Guide · Annuities & Retirement Income
Fixed vs. Indexed Annuities: What the Tradeoff Actually Is
When people say 'annuity' they often mean one of two quite different products: a fixed annuity that pays a guaranteed rate, or an indexed annuity that ties returns to a market index. The names sound like a simple spectrum from safe to risky, but the mechanics are more interesting than that — and understanding them is the only way to know which contract, if either, fits your situation.
What a fixed annuity actually guarantees. A fixed annuity credits a set interest rate for a defined period — often one to several years — and your principal is protected. At the end of the guarantee period you typically face a choice: renew at whatever rate the insurer offers, roll the money into a different product, or surrender (possibly with charges if you're still inside the surrender window). The appeal is simplicity: you know exactly what you're earning, and the insurer carries all market risk. The limit is also simple: if rates rise, your locked-in rate doesn't. Fixed annuities make the most sense when you want certainty over a specific horizon and you're not trying to capture equity market growth.
How an indexed annuity links to a market index. An indexed annuity doesn't put your money in the stock market. Instead, the insurer credits interest based on the movement of an index — the S&P 500 is common — over a measurement period, subject to a set of rules that limit both gains and losses. Your principal is generally protected from market losses, but any interest credited is governed by the product's specific parameters. The insurer earns the difference between your capped return and the actual index return, which is how it can offer downside protection at all. Understanding those parameters — caps, participation rates, spreads, and floors — is the central task when evaluating any indexed contract.
Caps, participation rates, and spreads. These are the three main levers that determine how much index growth you actually receive. A cap is a ceiling: if the index gains 14% but your cap is 8%, you receive 8%. A participation rate gives you a percentage of the index gain: a 70% participation rate on a 10% gain credits you with 7%. A spread (or 'asset fee') subtracts a fixed percentage from the index gain before crediting anything: a 3% spread on a 10% gain credits 7%. Some contracts layer more than one of these. Importantly, the insurer can often reset caps and participation rates at each contract anniversary, so the terms that attracted you at purchase may not hold for the full surrender period. Read the guaranteed minimums carefully, not just the current figures.
Floors and the downside protection you're actually getting. Most indexed annuities protect against loss of principal, meaning your floor is 0%: in a bad market year you credit nothing but lose nothing either. Some products offer a small positive floor. This sounds like a free lunch, but the cost is embedded in the cap and participation structure — you give up potential upside in exchange for the floor. In a strongly positive market, a fixed annuity with a solid guaranteed rate might outperform a capped indexed product simply because the cap constrains what you can earn. The floor matters most when markets are sharply negative and the comparison should be made across a full market cycle, not just a good year.
When fixed tends to fit better.

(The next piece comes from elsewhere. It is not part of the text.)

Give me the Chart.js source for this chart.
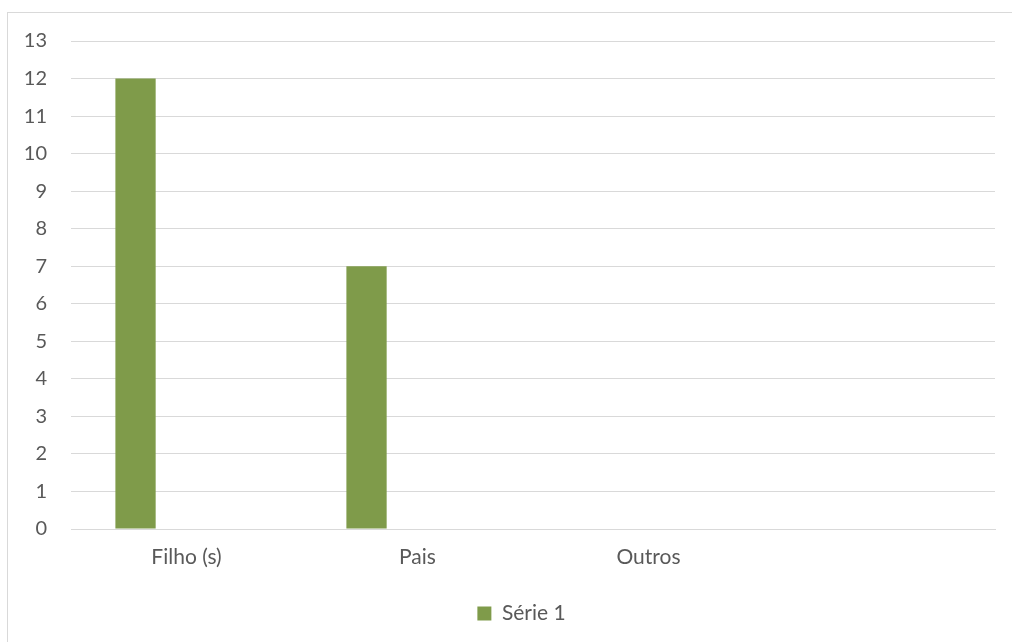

Fixed annuities are generally easier to evaluate: the rate is stated, the period is clear, and there are fewer moving parts. They work well when you have a specific time horizon in mind, when you want to lock in a competitive rate environment, or when you find the indexed product's crediting methodology genuinely difficult to follow. If you can't clearly explain how your contract credits interest, that's a signal to simplify. Fixed annuities also tend to have fewer fees, though you should still check for any administrative charges and confirm what the surrender schedule looks like.
When indexed tends to fit better. An indexed annuity may suit you if you want principal protection but find a purely fixed rate unsatisfying in a period of uncertain interest rates, or if you'd like some participation in market upside without directly taking on market risk. They can also work as a conservative floor within a broader retirement income plan — covering essential expenses while other assets remain invested. The key is reading multiple contracts side by side and comparing the actual guaranteed floor rates against current fixed annuity rates, since indexed products can look attractive on projected scenarios that assume favorable conditions.
The question worth asking before you sign. For either product, the most useful question isn't 'which type is better?' but 'can I explain exactly how I earn interest in this contract, and what happens in the scenarios I'm most worried about?' Run a pessimistic scenario on any indexed product — flat or mildly negative index years, a cap reset to its contractual minimum — and see whether the result still serves your plan. For fixed annuities, check what rate you'd renew at if rates fall. NAIC's consumer resources include guides on evaluating both product types before you commit.